We had this discussion a few times in one of my MPA classes. Having worked for a huge private sector corporation and in the public sector, I think there are some excellent techniques of business management that can increase efficiency and effectiveness of staffing and service delivery in the public sector. BUT.

But, those techniques and tools have to be used to serve the welfare of the public. I think the tough part of the nut is getting people with that sort of business acumen who see public service as a calling, rather than a chance to co-opt government for their own visions. (That's the danger that I think is especially relevant in Cuyahoga County right now).

Government and business have different goals, the same techniques can be used to reach these different goals, but that borrowing doesn't change the goals, nor does the fact that the same tools can work mean that the goals should converge.

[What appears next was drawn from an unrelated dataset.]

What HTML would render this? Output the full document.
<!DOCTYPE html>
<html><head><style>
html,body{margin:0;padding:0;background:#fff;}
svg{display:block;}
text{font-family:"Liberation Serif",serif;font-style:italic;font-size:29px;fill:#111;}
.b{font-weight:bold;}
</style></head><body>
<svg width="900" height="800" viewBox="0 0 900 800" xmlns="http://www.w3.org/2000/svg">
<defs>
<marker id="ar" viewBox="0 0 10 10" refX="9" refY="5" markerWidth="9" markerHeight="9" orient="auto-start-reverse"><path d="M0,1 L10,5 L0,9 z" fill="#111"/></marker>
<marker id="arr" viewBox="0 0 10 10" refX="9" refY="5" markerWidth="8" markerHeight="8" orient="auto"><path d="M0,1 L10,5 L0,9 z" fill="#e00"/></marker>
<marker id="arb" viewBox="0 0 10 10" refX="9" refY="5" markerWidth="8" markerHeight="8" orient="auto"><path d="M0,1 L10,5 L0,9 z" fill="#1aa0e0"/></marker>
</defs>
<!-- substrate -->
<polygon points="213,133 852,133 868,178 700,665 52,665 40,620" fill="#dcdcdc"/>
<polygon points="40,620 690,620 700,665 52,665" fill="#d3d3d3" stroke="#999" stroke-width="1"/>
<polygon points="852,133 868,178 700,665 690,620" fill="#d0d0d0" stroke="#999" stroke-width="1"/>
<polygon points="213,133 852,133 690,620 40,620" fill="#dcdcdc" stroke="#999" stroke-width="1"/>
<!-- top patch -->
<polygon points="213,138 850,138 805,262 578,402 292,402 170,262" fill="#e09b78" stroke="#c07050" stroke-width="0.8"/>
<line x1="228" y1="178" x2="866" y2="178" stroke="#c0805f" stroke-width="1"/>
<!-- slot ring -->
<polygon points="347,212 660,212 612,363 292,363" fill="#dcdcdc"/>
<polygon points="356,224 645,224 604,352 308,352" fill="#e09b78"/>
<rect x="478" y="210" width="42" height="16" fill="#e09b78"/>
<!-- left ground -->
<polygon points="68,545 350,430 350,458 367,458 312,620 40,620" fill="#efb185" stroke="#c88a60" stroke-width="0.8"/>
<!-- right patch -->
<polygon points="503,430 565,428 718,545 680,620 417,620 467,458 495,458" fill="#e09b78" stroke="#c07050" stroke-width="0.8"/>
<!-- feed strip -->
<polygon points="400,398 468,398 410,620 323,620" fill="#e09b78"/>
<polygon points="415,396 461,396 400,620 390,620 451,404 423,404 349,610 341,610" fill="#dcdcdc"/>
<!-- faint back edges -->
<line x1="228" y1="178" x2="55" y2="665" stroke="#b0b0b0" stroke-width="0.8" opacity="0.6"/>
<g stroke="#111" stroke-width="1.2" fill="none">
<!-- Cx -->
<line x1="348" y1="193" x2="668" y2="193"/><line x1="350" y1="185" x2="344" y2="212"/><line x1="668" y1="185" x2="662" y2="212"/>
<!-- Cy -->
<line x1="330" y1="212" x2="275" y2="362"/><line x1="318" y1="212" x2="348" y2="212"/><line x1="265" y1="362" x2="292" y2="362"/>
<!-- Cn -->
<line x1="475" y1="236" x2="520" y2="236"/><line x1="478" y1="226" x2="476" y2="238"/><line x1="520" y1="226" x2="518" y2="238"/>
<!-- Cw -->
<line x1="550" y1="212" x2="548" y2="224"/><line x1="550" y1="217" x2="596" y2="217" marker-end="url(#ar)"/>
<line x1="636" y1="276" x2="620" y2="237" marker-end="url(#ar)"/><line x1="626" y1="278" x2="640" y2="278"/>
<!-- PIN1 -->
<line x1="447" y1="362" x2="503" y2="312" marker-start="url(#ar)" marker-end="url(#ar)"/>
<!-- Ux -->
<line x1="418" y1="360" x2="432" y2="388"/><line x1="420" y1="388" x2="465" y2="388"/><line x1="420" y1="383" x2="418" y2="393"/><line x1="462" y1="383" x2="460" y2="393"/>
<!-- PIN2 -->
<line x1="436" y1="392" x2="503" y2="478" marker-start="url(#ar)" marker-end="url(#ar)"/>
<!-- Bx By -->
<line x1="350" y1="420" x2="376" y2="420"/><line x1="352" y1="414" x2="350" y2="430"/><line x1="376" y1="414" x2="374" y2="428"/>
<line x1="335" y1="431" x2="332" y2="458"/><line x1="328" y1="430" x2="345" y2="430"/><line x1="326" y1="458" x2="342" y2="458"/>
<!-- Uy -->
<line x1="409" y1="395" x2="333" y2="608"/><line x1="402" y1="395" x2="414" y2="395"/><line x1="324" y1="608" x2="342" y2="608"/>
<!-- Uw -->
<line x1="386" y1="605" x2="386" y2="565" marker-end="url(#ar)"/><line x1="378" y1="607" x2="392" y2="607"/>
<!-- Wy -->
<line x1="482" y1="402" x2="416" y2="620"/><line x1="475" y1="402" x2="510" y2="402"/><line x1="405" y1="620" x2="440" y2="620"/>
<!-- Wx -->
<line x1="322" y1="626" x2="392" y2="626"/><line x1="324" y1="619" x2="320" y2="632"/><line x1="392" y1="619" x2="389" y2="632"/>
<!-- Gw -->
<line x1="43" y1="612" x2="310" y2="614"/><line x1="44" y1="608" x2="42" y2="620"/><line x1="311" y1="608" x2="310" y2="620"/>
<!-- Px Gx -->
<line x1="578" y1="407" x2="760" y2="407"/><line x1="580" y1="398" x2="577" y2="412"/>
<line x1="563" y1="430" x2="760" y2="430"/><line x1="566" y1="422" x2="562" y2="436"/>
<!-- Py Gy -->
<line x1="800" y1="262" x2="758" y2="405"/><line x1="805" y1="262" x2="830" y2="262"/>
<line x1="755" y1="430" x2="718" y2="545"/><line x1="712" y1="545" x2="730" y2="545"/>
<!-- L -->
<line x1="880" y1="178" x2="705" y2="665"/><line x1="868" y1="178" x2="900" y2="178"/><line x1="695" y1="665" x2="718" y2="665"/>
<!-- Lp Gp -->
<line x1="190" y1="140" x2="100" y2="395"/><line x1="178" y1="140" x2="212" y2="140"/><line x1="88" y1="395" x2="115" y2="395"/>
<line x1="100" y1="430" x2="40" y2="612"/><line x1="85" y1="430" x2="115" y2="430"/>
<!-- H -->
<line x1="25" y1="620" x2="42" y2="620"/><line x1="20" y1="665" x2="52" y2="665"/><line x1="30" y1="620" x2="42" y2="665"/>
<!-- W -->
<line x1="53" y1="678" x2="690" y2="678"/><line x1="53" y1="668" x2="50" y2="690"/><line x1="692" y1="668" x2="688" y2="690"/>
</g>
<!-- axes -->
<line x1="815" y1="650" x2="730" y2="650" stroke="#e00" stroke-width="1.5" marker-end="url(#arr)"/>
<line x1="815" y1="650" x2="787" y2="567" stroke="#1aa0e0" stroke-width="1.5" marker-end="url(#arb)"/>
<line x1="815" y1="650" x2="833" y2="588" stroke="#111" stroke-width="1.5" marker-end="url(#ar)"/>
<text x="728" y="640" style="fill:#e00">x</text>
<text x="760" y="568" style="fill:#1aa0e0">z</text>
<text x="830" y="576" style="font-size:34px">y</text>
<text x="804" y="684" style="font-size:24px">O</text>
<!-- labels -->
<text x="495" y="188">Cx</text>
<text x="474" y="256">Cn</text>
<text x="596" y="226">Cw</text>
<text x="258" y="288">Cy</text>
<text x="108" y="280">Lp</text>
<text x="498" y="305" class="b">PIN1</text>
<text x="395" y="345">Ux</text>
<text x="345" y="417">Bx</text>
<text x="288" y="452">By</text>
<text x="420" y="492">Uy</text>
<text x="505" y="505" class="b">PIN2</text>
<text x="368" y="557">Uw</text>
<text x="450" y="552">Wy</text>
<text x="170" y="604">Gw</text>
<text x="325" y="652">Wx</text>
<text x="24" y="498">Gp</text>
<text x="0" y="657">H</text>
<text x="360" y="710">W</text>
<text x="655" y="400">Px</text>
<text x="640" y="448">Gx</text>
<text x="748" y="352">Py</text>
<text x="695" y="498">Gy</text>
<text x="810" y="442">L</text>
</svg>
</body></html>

I think the danger of such a convergence would mean that taxpayer dollars, instead of providing services back to the taxpayers, might just end up in the accounts of corporations. Essentially, agency/regulatory capture on a mass scale.

Jill said...

Precisely, Adam. I really do not understand what is so hard about being able to tout qualities, skills - not segments in the career market. I don't know that people must have a calling, but they certainly need to understand the distinctions and, as you and Paul Lambert said over at WLST, the extent of the ability to graft practices and ideologies of one sector onto another.